### [PROBLEM TO WORK ON]
Each line below should be retyped exactly, with no pictures.

+++++

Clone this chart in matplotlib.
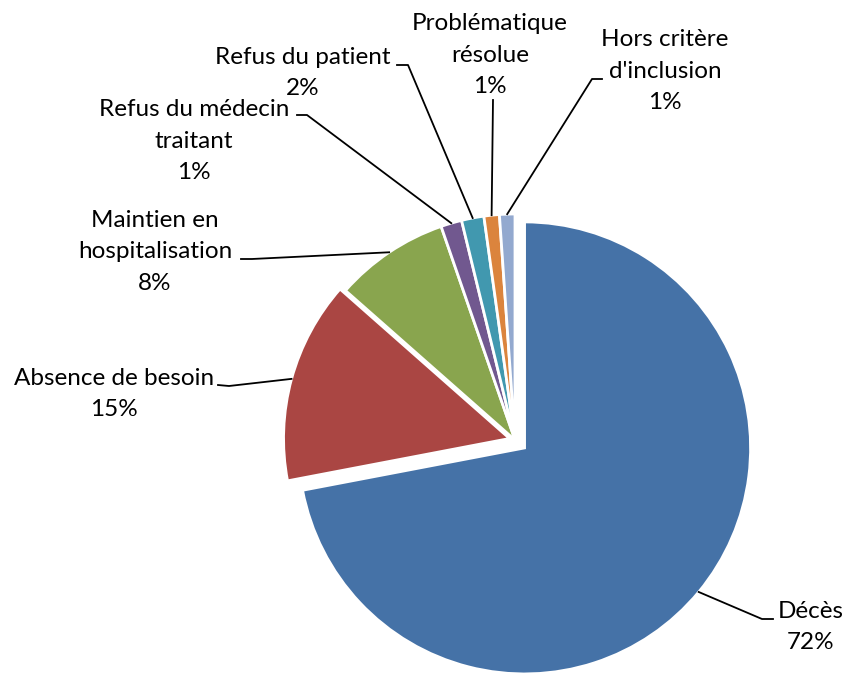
import numpy as np
import matplotlib.pyplot as plt

categories = ['Décès', 'Absence de besoin', 'Maintien en\nhospitalisation',
              'Refus du médecin\ntraitant', 'Refus du patient',
              'Problématique\nrésolue', "Hors critère\nd'inclusion"]
shares = [72.0, 14.5, 8.2, 1.5, 1.6, 1.1, 1.1]
pct_labels = ['72%', '15%', '8%', '1%', '2%', '1%', '1%']
colors = ['#4572A7', '#AA4643', '#89A54E', '#71588F', '#4198AF', '#DB843D', '#93A9CF']
explode = [0.055, 0.025, 0, 0, 0, 0, 0]

# layout, in pixels of the 845x675 picture
PX_R, PX_CX, PX_CY = 226, 515, 440
text_pos = [(811, 627), (114, 394), (155, 252), (194, 141), (303, 73), (490, 55), (665, 71)]
leader_start = [(773, 619), (218, 385), (241, 259), (297, 115), (397, 65), (493, 100), (602, 79)]
leader_elbow = [(762, 619), (229, 386), (252, 259), (307, 115), (408, 65), (493, 100), (592, 79)]


def px(x, y):
    return ((x - PX_CX) / PX_R, (PX_CY - y) / PX_R)


plt.rcParams['font.family'] = ['Lato', 'DejaVu Sans']

fig = plt.figure(figsize=(8.45, 6.75), dpi=100)
ax = fig.add_axes([0, 0, 1, 1])

wedges, _ = ax.pie(shares, colors=colors, startangle=90, counterclock=False,
                   explode=explode, wedgeprops=dict(edgecolor='white', linewidth=2))

for w, cat, pct, tp, s, e in zip(wedges, categories, pct_labels, text_pos, leader_start, leader_elbow):
    mid = np.deg2rad((w.theta1 + w.theta2) / 2)
    ax_pt = (w.center[0] + w.r * np.cos(mid), w.center[1] + w.r * np.sin(mid))
    p0, p1 = px(*s), px(*e)
    ax.plot([p0[0], p1[0], ax_pt[0]], [p0[1], p1[1], ax_pt[1]], color='black', lw=1.3)
    ax.text(*px(*tp), f'{cat}\n{pct}', ha='center', va='center', fontsize=17.5,
            linespacing=1.6, color='black')

ax.set_xlim(-PX_CX / PX_R, (845 - PX_CX) / PX_R)
ax.set_ylim(-(675 - PX_CY) / PX_R, PX_CY / PX_R)
ax.set_aspect('equal')
ax.axis('off')

fig.savefig('out.png', dpi=100)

+++++

### [WRITTEN RESPONSE]
Clone this chart in matplotlib.
import numpy as np
import matplotlib.pyplot as plt

categories = ['Décès', 'Absence de besoin', 'Maintien en\nhospitalisation',
              'Refus du médecin\ntraitant', 'Refus du patient',
              'Problématique\nrésolue', "Hors critère\nd'inclusion"]
shares = [72.0, 14.5, 8.2, 1.5, 1.6, 1.1, 1.1]
pct_labels = ['72%', '15%', '8%', '1%', '2%', '1%', '1%']
colors = ['#4572A7', '#AA4643', '#89A54E', '#71588F', '#4198AF', '#DB843D', '#93A9CF']
explode = [0.055, 0.025, 0, 0, 0, 0, 0]

# layout, in pixels of the 845x675 picture
PX_R, PX_CX, PX_CY = 226, 515, 440
text_pos = [(811, 627), (114, 394), (155, 252), (194, 141), (303, 73), (490, 55), (665, 71)]
leader_start = [(773, 619), (218, 385), (241, 259), (297, 115), (397, 65), (493, 100), (602, 79)]
leader_elbow = [(762, 619), (229, 386), (252, 259), (307, 115), (408, 65), (493, 100), (592, 79)]


def px(x, y):
    return ((x - PX_CX) / PX_R, (PX_CY - y) / PX_R)


plt.rcParams['font.family'] = ['Lato', 'DejaVu Sans']

fig = plt.figure(figsize=(8.45, 6.75), dpi=100)
ax = fig.add_axes([0, 0, 1, 1])

wedges, _ = ax.pie(shares, colors=colors, startangle=90, counterclock=False,
                   explode=explode, wedgeprops=dict(edgecolor='white', linewidth=2))

for w, cat, pct, tp, s, e in zip(wedges, categories, pct_labels, text_pos, leader_start, leader_elbow):
    mid = np.deg2rad((w.theta1 + w.theta2) / 2)
    ax_pt = (w.center[0] + w.r * np.cos(mid), w.center[1] + w.r * np.sin(mid))
    p0, p1 = px(*s), px(*e)
    ax.plot([p0[0], p1[0], ax_pt[0]], [p0[1], p1[1], ax_pt[1]], color='black', lw=1.3)
    ax.text(*px(*tp), f'{cat}\n{pct}', ha='center', va='center', fontsize=17.5,
            linespacing=1.6, color='black')

ax.set_xlim(-PX_CX / PX_R, (845 - PX_CX) / PX_R)
ax.set_ylim(-(675 - PX_CY) / PX_R, PX_CY / PX_R)
ax.set_aspect('equal')
ax.axis('off')

fig.savefig('out.png', dpi=100)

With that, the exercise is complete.